**Set exercise**
Repeat the material verbatim. Images are excluded from the copy.
---
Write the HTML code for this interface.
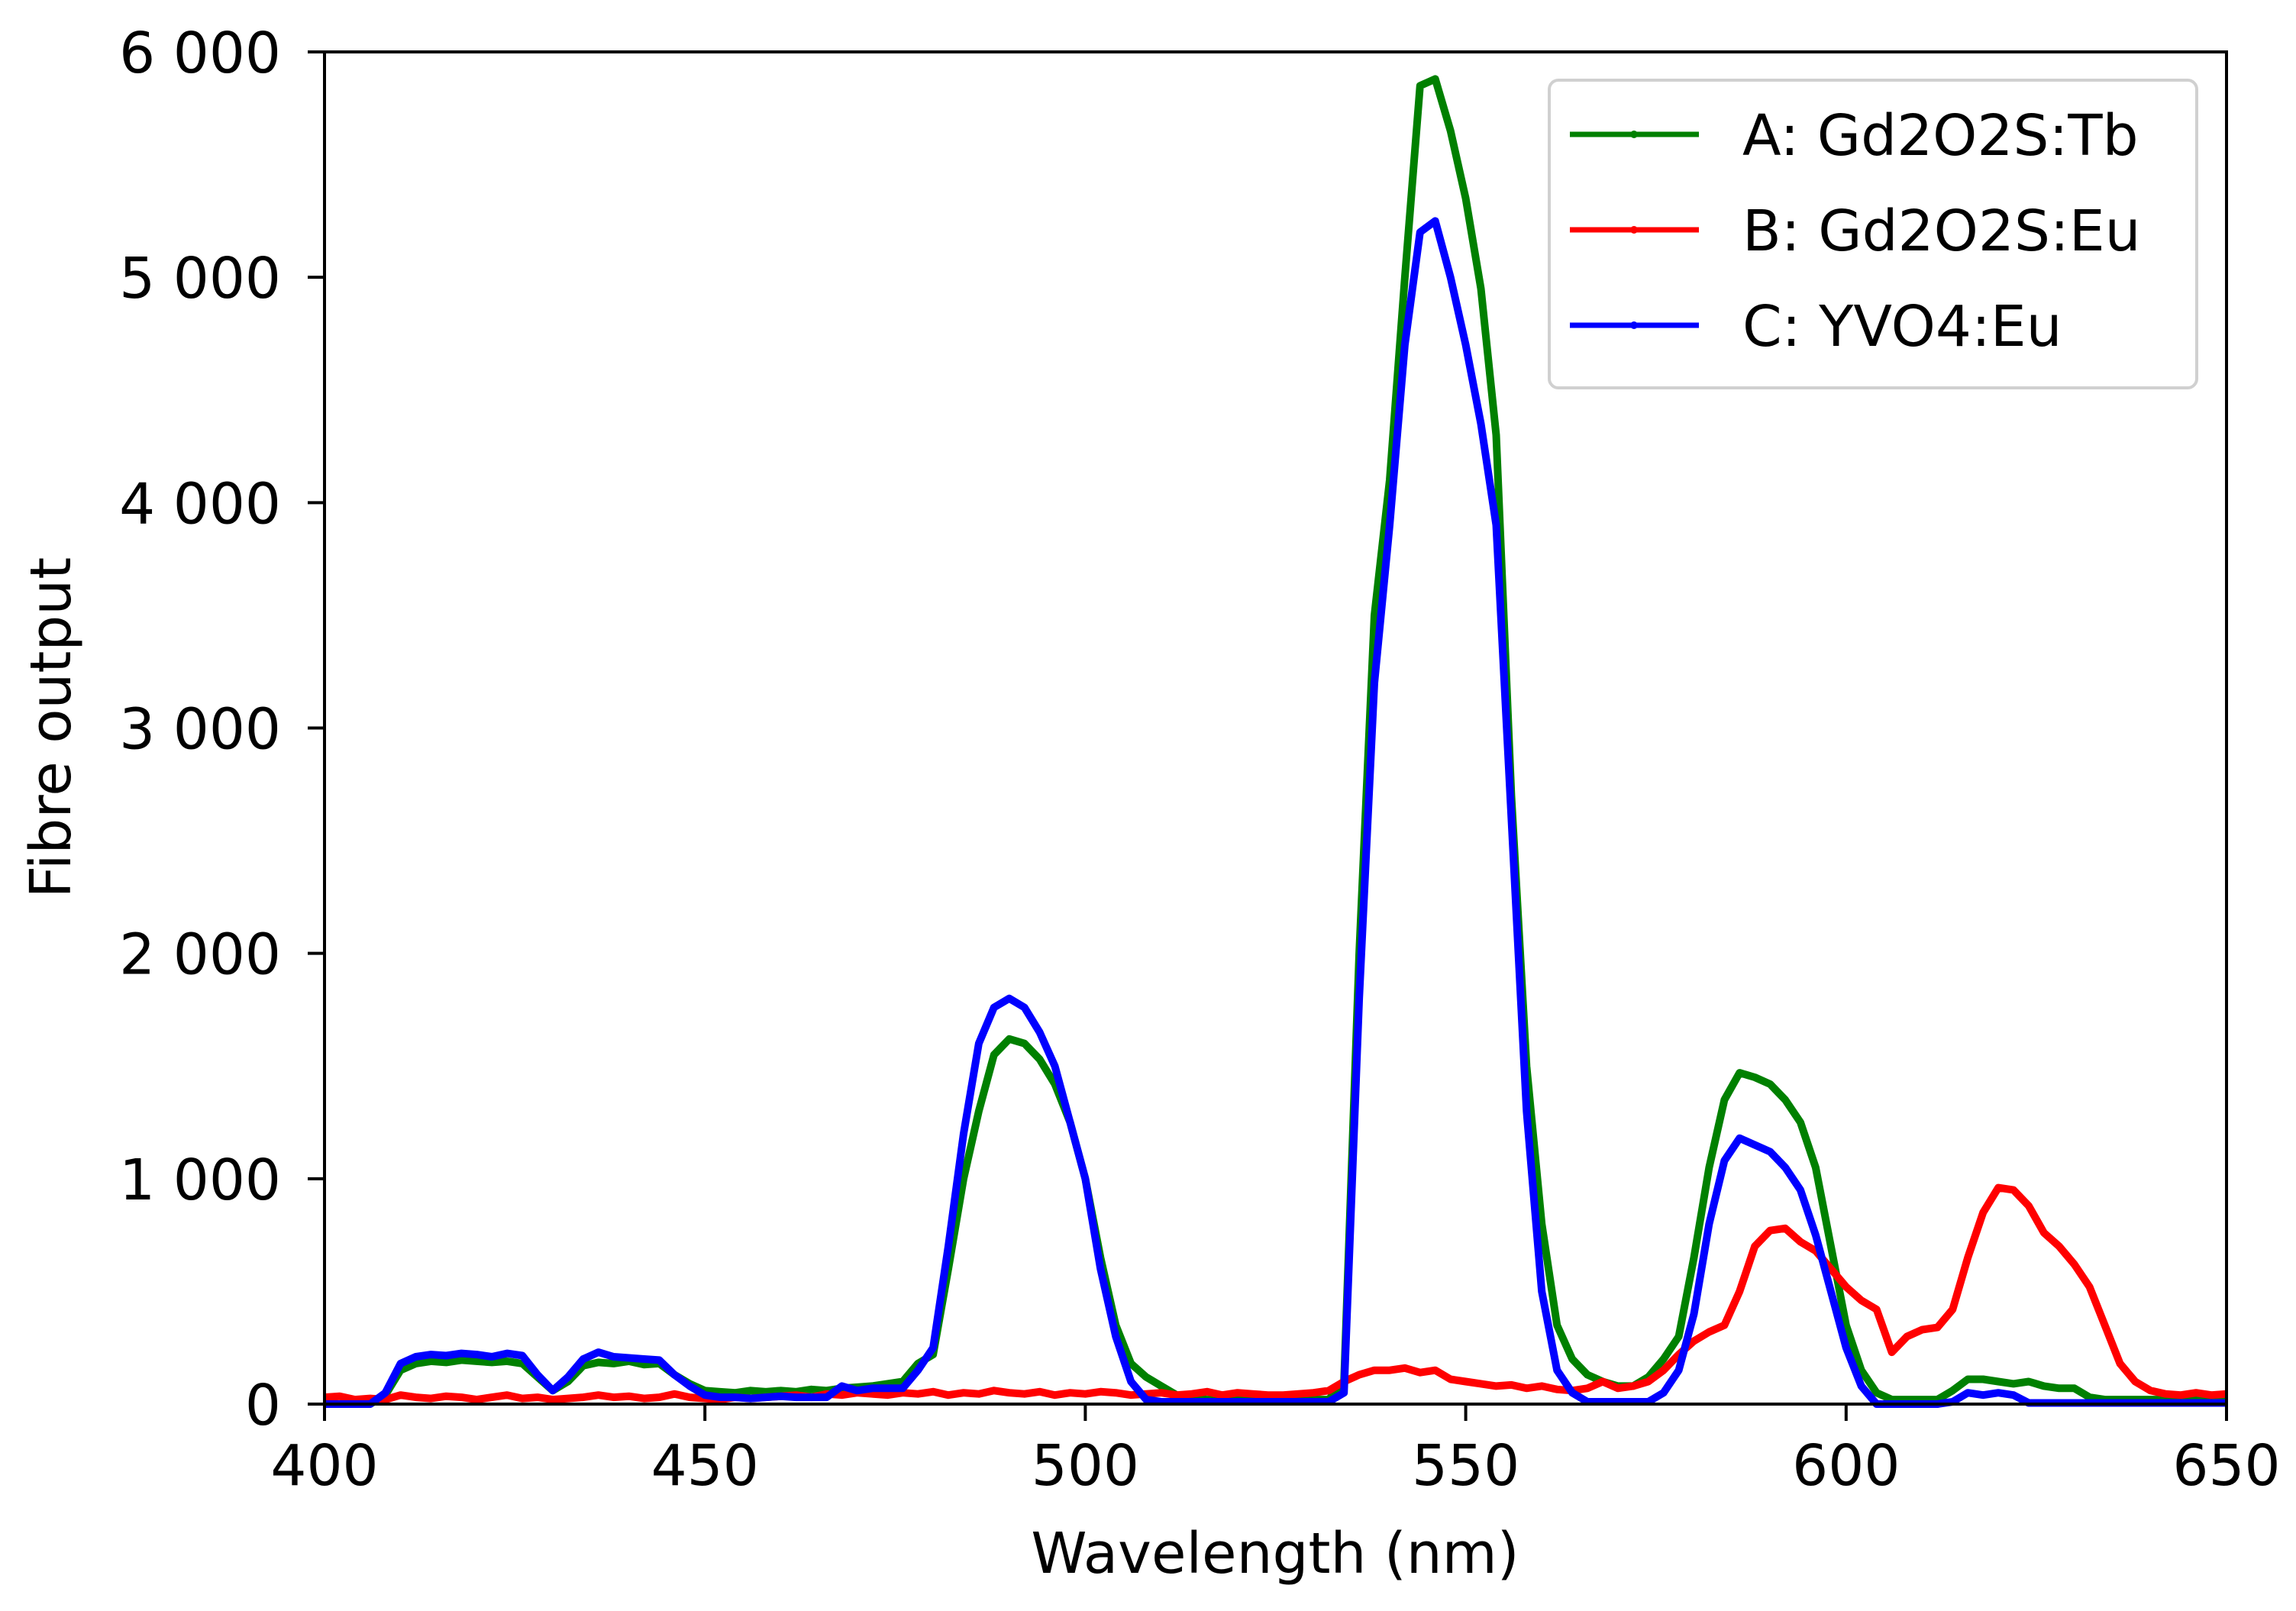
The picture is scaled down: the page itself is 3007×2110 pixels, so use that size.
<!DOCTYPE html>
<html><head><meta charset="utf-8"><style>
html,body{margin:0;padding:0;background:#fff;}
svg{display:block;font-family:"DejaVu Sans","Liberation Sans",sans-serif;}
</style></head><body>
<svg id="chart" width="3007" height="2110" viewBox="0 0 3007 2110" xmlns="http://www.w3.org/2000/svg">
<rect width="3007" height="2110" fill="#fff"/>
<g id="series"></g>
<g id="axes"></g>
<text x="1670" y="2060" font-size="74" text-anchor="middle">Wavelength (nm)</text>
<text transform="translate(92,953) rotate(-90)" font-size="74" text-anchor="middle">Fibre output</text>
<g>
<rect x="2029" y="105" width="848" height="403" rx="12" fill="#fff" fill-opacity="0.8" stroke="#d0d0d0" stroke-width="4"/>
<g><line x1="2056" y1="176" x2="2225" y2="176" stroke="#008000" stroke-width="7"/><circle cx="2140" cy="176" r="5" fill="#008000"/><text x="2282" y="203" font-size="74">A: Gd2O2S:Tb</text></g>
<g><line x1="2056" y1="301" x2="2225" y2="301" stroke="#ff0000" stroke-width="7"/><circle cx="2140" cy="301" r="5" fill="#ff0000"/><text x="2282" y="328" font-size="74">B: Gd2O2S:Eu</text></g>
<g><line x1="2056" y1="426" x2="2225" y2="426" stroke="#0000ff" stroke-width="7"/><circle cx="2140" cy="426" r="5" fill="#0000ff"/><text x="2282" y="453" font-size="74">C: YVO4:Eu</text></g>
</g>
</svg>
<script>
const wavelengths = [];
for (let w = 400; w <= 650; w += 2) wavelengths.push(w);
const seriesA = [
0,0,0,0,40, 150,180,190,185,195, 190,185,190,180,120, 60,100,170,185,180,
190,175,180,130,90, 60,55,50,60,55, 60,55,65,60,70, 75,80,90,100,180,
220,600,1000,1300,1550, 1620,1600,1530,1420,1250, 1000,650,350,180,120, 80,40,25,20,20,
20,20,20,20,20, 20,20,100,2000,3500, 4100,5000,5850,5880,5650, 5350,4950,4300,2700,1500,
800,350,200,130,100, 80,80,120,200,300, 650,1050,1350,1470,1450, 1420,1350,1250,1050,700,
350,150,50,20,20, 20,20,60,110,110, 100,90,100,80,70, 70,30,20,20,20, 20,20,20,20,20, 20];
const seriesB = [
30,35,20,25,20, 40,30,25,35,30, 20,30,40,25,30, 20,25,30,40,30,
35,25,30,45,30, 25,20,30,25,30, 35,40,30,45,40, 50,45,40,50,45,
55,40,50,45,60, 50,45,55,40,50, 45,55,50,40,45, 50,40,45,55,40,
50,45,40,40,45, 50,60,100,130,150, 150,160,140,150,110, 100,90,80,85,70,
80,65,60,70,100, 70,80,100,150,220, 280,320,350,500,700, 770,780,720,680,600,
520,460,420,230,300, 330,340,420,650,850, 960,950,880,760,700, 620,520,350,180,100, 60,45,40,50,40, 45];
const seriesC = [
0,0,0,0,50, 180,210,220,215,225, 220,210,225,215,130, 60,120,200,230,210,
205,200,195,130,80, 40,30,30,25,30, 35,30,30,30,80, 60,70,70,70,150,
250,700,1200,1600,1760, 1800,1760,1650,1500,1250, 1000,600,300,100,20, 10,10,10,10,10,
10,10,10,10,10, 10,10,50,1800,3200, 3900,4700,5200,5250,5000, 4700,4350,3900,2600,1300,
500,150,50,10,10, 10,10,10,50,150, 400,800,1080,1180,1150, 1120,1050,950,750,500,
250,80,0,0,0, 0,0,10,50,40, 50,40,5,5,5, 5,5,5,5,5, 5,5,5,5,5, 5];
const seriesNames = ["A: Gd2O2S:Tb","B: Gd2O2S:Eu","C: YVO4:Eu"];
const xTicks = [400,450,500,550,600,650];
const yTicks = [0,1000,2000,3000,4000,5000,6000];
const yTickLabels = ["0","1 000","2 000","3 000","4 000","5 000","6 000"];

const NS = "http://www.w3.org/2000/svg";
const X0 = 425, X1 = 2916, Y0 = 1839, Y1 = 68;
function xs(w){ return X0 + (w - 400) / 250 * (X1 - X0); }
function ys(v){ return Y0 - v / 6000 * (Y0 - Y1); }
function mk(tag, attrs){ const e = document.createElementNS(NS, tag); for (const k in attrs) e.setAttribute(k, attrs[k]); return e; }

const sg = document.getElementById('series');
const cols = ["#008000","#ff0000","#0000ff"];
const names = ["series-a-line","series-b-line","series-c-line"];
[seriesA, seriesB, seriesC].forEach((s, i) => {
  const pts = s.map((v, j) => xs(wavelengths[j]).toFixed(1) + "," + ys(v).toFixed(1)).join(" ");
  const pl = mk('polyline', {points: pts, fill: "none", stroke: cols[i], "stroke-width": 10, "stroke-linejoin": "round"});
  
  
  sg.appendChild(pl);
});

const ag = document.getElementById('axes');
const frame = mk('rect', {x: X0, y: Y1, width: X1 - X0, height: Y0 - Y1, fill: "none", stroke: "#000", "stroke-width": 4});


ag.appendChild(frame);
xTicks.forEach(t => {
  const l = mk('line', {x1: xs(t), x2: xs(t), y1: Y0, y2: Y0 + 22, stroke: "#000", "stroke-width": 4});
  
  
  ag.appendChild(l);
  const tx = mk('text', {x: xs(t), y: 1945, "font-size": 74, "text-anchor": "middle"});
  tx.textContent = String(t);
  
  
  ag.appendChild(tx);
});
yTicks.forEach((t, i) => {
  const l = mk('line', {x1: X0 - 22, x2: X0, y1: ys(t), y2: ys(t), stroke: "#000", "stroke-width": 4});
  
  
  ag.appendChild(l);
  const tx = mk('text', {x: 368, y: ys(t) + 27, "font-size": 74, "text-anchor": "end"});
  tx.textContent = yTickLabels[i];
  
  
  ag.appendChild(tx);
});
</script>
</body></html>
---
**Solved problem**
Write the HTML code for this interface.
The picture is scaled down: the page itself is 3007×2110 pixels, so use that size.
<!DOCTYPE html>
<html><head><meta charset="utf-8"><style>
html,body{margin:0;padding:0;background:#fff;}
svg{display:block;font-family:"DejaVu Sans","Liberation Sans",sans-serif;}
</style></head><body>
<svg id="chart" width="3007" height="2110" viewBox="0 0 3007 2110" xmlns="http://www.w3.org/2000/svg">
<rect width="3007" height="2110" fill="#fff"/>
<g id="series"></g>
<g id="axes"></g>
<text x="1670" y="2060" font-size="74" text-anchor="middle">Wavelength (nm)</text>
<text transform="translate(92,953) rotate(-90)" font-size="74" text-anchor="middle">Fibre output</text>
<g>
<rect x="2029" y="105" width="848" height="403" rx="12" fill="#fff" fill-opacity="0.8" stroke="#d0d0d0" stroke-width="4"/>
<g><line x1="2056" y1="176" x2="2225" y2="176" stroke="#008000" stroke-width="7"/><circle cx="2140" cy="176" r="5" fill="#008000"/><text x="2282" y="203" font-size="74">A: Gd2O2S:Tb</text></g>
<g><line x1="2056" y1="301" x2="2225" y2="301" stroke="#ff0000" stroke-width="7"/><circle cx="2140" cy="301" r="5" fill="#ff0000"/><text x="2282" y="328" font-size="74">B: Gd2O2S:Eu</text></g>
<g><line x1="2056" y1="426" x2="2225" y2="426" stroke="#0000ff" stroke-width="7"/><circle cx="2140" cy="426" r="5" fill="#0000ff"/><text x="2282" y="453" font-size="74">C: YVO4:Eu</text></g>
</g>
</svg>
<script>
const wavelengths = [];
for (let w = 400; w <= 650; w += 2) wavelengths.push(w);
const seriesA = [
0,0,0,0,40, 150,180,190,185,195, 190,185,190,180,120, 60,100,170,185,180,
190,175,180,130,90, 60,55,50,60,55, 60,55,65,60,70, 75,80,90,100,180,
220,600,1000,1300,1550, 1620,1600,1530,1420,1250, 1000,650,350,180,120, 80,40,25,20,20,
20,20,20,20,20, 20,20,100,2000,3500, 4100,5000,5850,5880,5650, 5350,4950,4300,2700,1500,
800,350,200,130,100, 80,80,120,200,300, 650,1050,1350,1470,1450, 1420,1350,1250,1050,700,
350,150,50,20,20, 20,20,60,110,110, 100,90,100,80,70, 70,30,20,20,20, 20,20,20,20,20, 20];
const seriesB = [
30,35,20,25,20, 40,30,25,35,30, 20,30,40,25,30, 20,25,30,40,30,
35,25,30,45,30, 25,20,30,25,30, 35,40,30,45,40, 50,45,40,50,45,
55,40,50,45,60, 50,45,55,40,50, 45,55,50,40,45, 50,40,45,55,40,
50,45,40,40,45, 50,60,100,130,150, 150,160,140,150,110, 100,90,80,85,70,
80,65,60,70,100, 70,80,100,150,220, 280,320,350,500,700, 770,780,720,680,600,
520,460,420,230,300, 330,340,420,650,850, 960,950,880,760,700, 620,520,350,180,100, 60,45,40,50,40, 45];
const seriesC = [
0,0,0,0,50, 180,210,220,215,225, 220,210,225,215,130, 60,120,200,230,210,
205,200,195,130,80, 40,30,30,25,30, 35,30,30,30,80, 60,70,70,70,150,
250,700,1200,1600,1760, 1800,1760,1650,1500,1250, 1000,600,300,100,20, 10,10,10,10,10,
10,10,10,10,10, 10,10,50,1800,3200, 3900,4700,5200,5250,5000, 4700,4350,3900,2600,1300,
500,150,50,10,10, 10,10,10,50,150, 400,800,1080,1180,1150, 1120,1050,950,750,500,
250,80,0,0,0, 0,0,10,50,40, 50,40,5,5,5, 5,5,5,5,5, 5,5,5,5,5, 5];
const seriesNames = ["A: Gd2O2S:Tb","B: Gd2O2S:Eu","C: YVO4:Eu"];
const xTicks = [400,450,500,550,600,650];
const yTicks = [0,1000,2000,3000,4000,5000,6000];
const yTickLabels = ["0","1 000","2 000","3 000","4 000","5 000","6 000"];

const NS = "http://www.w3.org/2000/svg";
const X0 = 425, X1 = 2916, Y0 = 1839, Y1 = 68;
function xs(w){ return X0 + (w - 400) / 250 * (X1 - X0); }
function ys(v){ return Y0 - v / 6000 * (Y0 - Y1); }
function mk(tag, attrs){ const e = document.createElementNS(NS, tag); for (const k in attrs) e.setAttribute(k, attrs[k]); return e; }

const sg = document.getElementById('series');
const cols = ["#008000","#ff0000","#0000ff"];
const names = ["series-a-line","series-b-line","series-c-line"];
[seriesA, seriesB, seriesC].forEach((s, i) => {
  const pts = s.map((v, j) => xs(wavelengths[j]).toFixed(1) + "," + ys(v).toFixed(1)).join(" ");
  const pl = mk('polyline', {points: pts, fill: "none", stroke: cols[i], "stroke-width": 10, "stroke-linejoin": "round"});
  
  
  sg.appendChild(pl);
});

const ag = document.getElementById('axes');
const frame = mk('rect', {x: X0, y: Y1, width: X1 - X0, height: Y0 - Y1, fill: "none", stroke: "#000", "stroke-width": 4});


ag.appendChild(frame);
xTicks.forEach(t => {
  const l = mk('line', {x1: xs(t), x2: xs(t), y1: Y0, y2: Y0 + 22, stroke: "#000", "stroke-width": 4});
  
  
  ag.appendChild(l);
  const tx = mk('text', {x: xs(t), y: 1945, "font-size": 74, "text-anchor": "middle"});
  tx.textContent = String(t);
  
  
  ag.appendChild(tx);
});
yTicks.forEach((t, i) => {
  const l = mk('line', {x1: X0 - 22, x2: X0, y1: ys(t), y2: ys(t), stroke: "#000", "stroke-width": 4});
  
  
  ag.appendChild(l);
  const tx = mk('text', {x: 368, y: ys(t) + 27, "font-size": 74, "text-anchor": "end"});
  tx.textContent = yTickLabels[i];
  
  
  ag.appendChild(tx);
});
</script>
</body></html>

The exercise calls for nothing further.